*EXERCISE GOAL*
Can you set down, exactly as they appear below, the lines from the opening of the material through the one bearing "(B7) at (194,592)", minus the pictures?

*DATASET SECTION*

------

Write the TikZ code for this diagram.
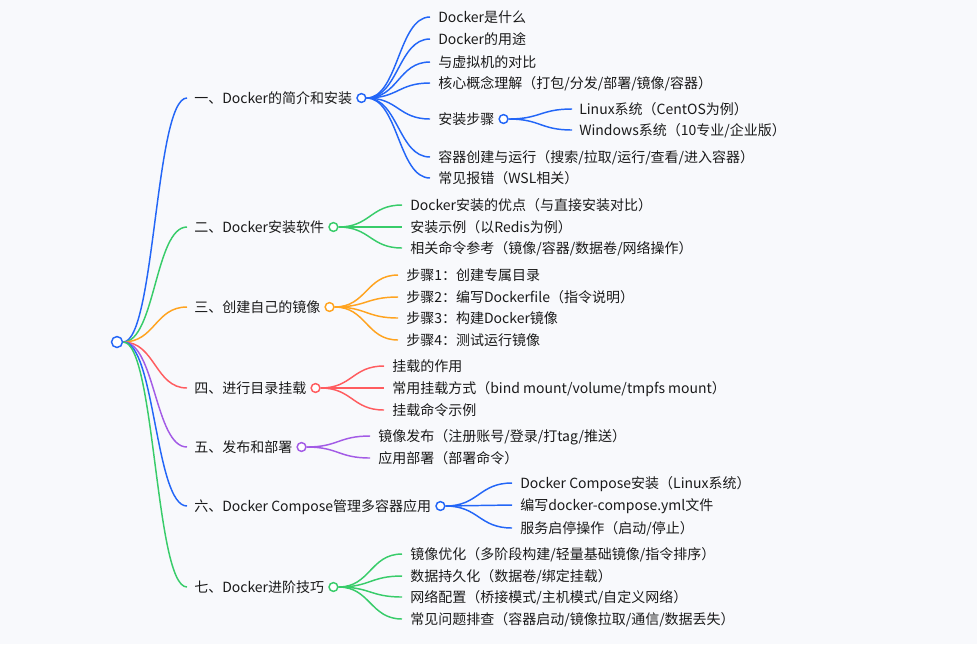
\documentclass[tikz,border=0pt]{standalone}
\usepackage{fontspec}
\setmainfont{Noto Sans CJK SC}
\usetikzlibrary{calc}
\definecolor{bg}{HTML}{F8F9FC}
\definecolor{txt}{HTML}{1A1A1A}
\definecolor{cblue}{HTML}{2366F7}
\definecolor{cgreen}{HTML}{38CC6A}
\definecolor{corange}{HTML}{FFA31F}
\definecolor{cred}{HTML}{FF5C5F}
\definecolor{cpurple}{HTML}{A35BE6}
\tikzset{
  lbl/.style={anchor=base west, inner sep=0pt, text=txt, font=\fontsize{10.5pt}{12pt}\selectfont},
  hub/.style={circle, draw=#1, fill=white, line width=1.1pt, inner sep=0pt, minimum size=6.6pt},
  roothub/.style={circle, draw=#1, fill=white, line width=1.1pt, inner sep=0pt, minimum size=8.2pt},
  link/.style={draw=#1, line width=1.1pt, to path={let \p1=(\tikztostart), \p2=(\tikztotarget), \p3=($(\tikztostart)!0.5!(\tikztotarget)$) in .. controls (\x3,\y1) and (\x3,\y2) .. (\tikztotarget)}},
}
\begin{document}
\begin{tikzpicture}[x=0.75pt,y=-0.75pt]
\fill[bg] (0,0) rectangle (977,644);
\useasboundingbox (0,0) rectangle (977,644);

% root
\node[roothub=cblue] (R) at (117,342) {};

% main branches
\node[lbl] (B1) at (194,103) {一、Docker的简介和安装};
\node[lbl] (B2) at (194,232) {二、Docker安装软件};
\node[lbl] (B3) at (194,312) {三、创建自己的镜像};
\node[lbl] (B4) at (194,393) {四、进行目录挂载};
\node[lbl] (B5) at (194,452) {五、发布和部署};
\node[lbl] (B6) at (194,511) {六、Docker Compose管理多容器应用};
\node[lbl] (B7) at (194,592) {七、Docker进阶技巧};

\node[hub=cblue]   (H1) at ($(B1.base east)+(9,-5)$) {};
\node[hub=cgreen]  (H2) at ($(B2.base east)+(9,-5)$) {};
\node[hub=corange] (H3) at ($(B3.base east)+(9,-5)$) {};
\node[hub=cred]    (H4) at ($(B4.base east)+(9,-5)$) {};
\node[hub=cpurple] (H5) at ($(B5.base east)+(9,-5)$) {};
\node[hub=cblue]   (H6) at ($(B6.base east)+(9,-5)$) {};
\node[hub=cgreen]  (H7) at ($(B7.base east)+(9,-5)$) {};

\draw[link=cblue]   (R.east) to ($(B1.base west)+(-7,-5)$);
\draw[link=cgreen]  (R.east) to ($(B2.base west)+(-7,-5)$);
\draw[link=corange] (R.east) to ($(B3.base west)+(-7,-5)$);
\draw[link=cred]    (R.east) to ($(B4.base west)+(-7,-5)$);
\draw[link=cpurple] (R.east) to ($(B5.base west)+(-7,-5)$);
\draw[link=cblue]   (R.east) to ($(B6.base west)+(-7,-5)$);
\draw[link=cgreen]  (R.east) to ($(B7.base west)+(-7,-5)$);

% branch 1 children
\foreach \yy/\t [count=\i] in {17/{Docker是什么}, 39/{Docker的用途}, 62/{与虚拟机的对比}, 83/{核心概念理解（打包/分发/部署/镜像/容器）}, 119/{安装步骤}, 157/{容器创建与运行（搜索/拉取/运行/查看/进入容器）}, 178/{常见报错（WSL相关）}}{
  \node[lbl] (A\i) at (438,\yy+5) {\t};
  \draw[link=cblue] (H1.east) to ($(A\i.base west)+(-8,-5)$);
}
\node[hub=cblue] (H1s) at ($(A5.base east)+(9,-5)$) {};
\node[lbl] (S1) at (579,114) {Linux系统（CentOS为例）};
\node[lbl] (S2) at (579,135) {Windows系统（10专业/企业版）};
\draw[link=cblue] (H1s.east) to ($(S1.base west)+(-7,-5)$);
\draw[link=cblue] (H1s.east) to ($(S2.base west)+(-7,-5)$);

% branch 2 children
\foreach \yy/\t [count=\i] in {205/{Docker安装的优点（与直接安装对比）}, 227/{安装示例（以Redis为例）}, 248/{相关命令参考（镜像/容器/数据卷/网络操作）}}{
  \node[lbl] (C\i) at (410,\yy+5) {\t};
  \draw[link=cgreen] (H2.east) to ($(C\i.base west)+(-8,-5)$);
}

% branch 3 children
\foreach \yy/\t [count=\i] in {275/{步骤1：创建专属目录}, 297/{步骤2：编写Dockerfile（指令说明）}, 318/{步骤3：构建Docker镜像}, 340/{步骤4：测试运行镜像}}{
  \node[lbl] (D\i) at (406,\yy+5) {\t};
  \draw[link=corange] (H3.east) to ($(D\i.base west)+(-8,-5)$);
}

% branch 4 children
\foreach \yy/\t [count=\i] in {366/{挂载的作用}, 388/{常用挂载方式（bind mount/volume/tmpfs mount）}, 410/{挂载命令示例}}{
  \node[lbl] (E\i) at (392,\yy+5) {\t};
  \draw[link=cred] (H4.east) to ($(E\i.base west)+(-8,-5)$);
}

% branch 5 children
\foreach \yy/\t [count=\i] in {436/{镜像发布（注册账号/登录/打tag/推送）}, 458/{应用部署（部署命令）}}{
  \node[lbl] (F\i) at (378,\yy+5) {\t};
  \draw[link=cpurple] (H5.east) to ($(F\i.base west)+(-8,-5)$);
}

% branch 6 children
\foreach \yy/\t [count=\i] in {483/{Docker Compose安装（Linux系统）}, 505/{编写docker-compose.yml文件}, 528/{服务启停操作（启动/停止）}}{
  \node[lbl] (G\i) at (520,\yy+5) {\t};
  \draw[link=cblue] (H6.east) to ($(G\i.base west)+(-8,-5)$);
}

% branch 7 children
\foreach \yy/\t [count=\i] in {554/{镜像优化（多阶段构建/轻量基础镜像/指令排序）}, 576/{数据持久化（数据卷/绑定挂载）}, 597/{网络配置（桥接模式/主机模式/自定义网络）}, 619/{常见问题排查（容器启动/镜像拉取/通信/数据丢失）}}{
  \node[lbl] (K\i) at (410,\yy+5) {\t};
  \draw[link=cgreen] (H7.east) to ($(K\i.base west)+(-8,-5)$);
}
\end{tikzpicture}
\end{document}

------

*WRITTEN ANSWER*
Write the TikZ code for this diagram.
\documentclass[tikz,border=0pt]{standalone}
\usepackage{fontspec}
\setmainfont{Noto Sans CJK SC}
\usetikzlibrary{calc}
\definecolor{bg}{HTML}{F8F9FC}
\definecolor{txt}{HTML}{1A1A1A}
\definecolor{cblue}{HTML}{2366F7}
\definecolor{cgreen}{HTML}{38CC6A}
\definecolor{corange}{HTML}{FFA31F}
\definecolor{cred}{HTML}{FF5C5F}
\definecolor{cpurple}{HTML}{A35BE6}
\tikzset{
  lbl/.style={anchor=base west, inner sep=0pt, text=txt, font=\fontsize{10.5pt}{12pt}\selectfont},
  hub/.style={circle, draw=#1, fill=white, line width=1.1pt, inner sep=0pt, minimum size=6.6pt},
  roothub/.style={circle, draw=#1, fill=white, line width=1.1pt, inner sep=0pt, minimum size=8.2pt},
  link/.style={draw=#1, line width=1.1pt, to path={let \p1=(\tikztostart), \p2=(\tikztotarget), \p3=($(\tikztostart)!0.5!(\tikztotarget)$) in .. controls (\x3,\y1) and (\x3,\y2) .. (\tikztotarget)}},
}
\begin{document}
\begin{tikzpicture}[x=0.75pt,y=-0.75pt]
\fill[bg] (0,0) rectangle (977,644);
\useasboundingbox (0,0) rectangle (977,644);

% root
\node[roothub=cblue] (R) at (117,342) {};

% main branches
\node[lbl] (B1) at (194,103) {一、Docker的简介和安装};
\node[lbl] (B2) at (194,232) {二、Docker安装软件};
\node[lbl] (B3) at (194,312) {三、创建自己的镜像};
\node[lbl] (B4) at (194,393) {四、进行目录挂载};
\node[lbl] (B5) at (194,452) {五、发布和部署};
\node[lbl] (B6) at (194,511) {六、Docker Compose管理多容器应用};
\node[lbl] (B7) at (194,592) {七、Docker进阶技巧};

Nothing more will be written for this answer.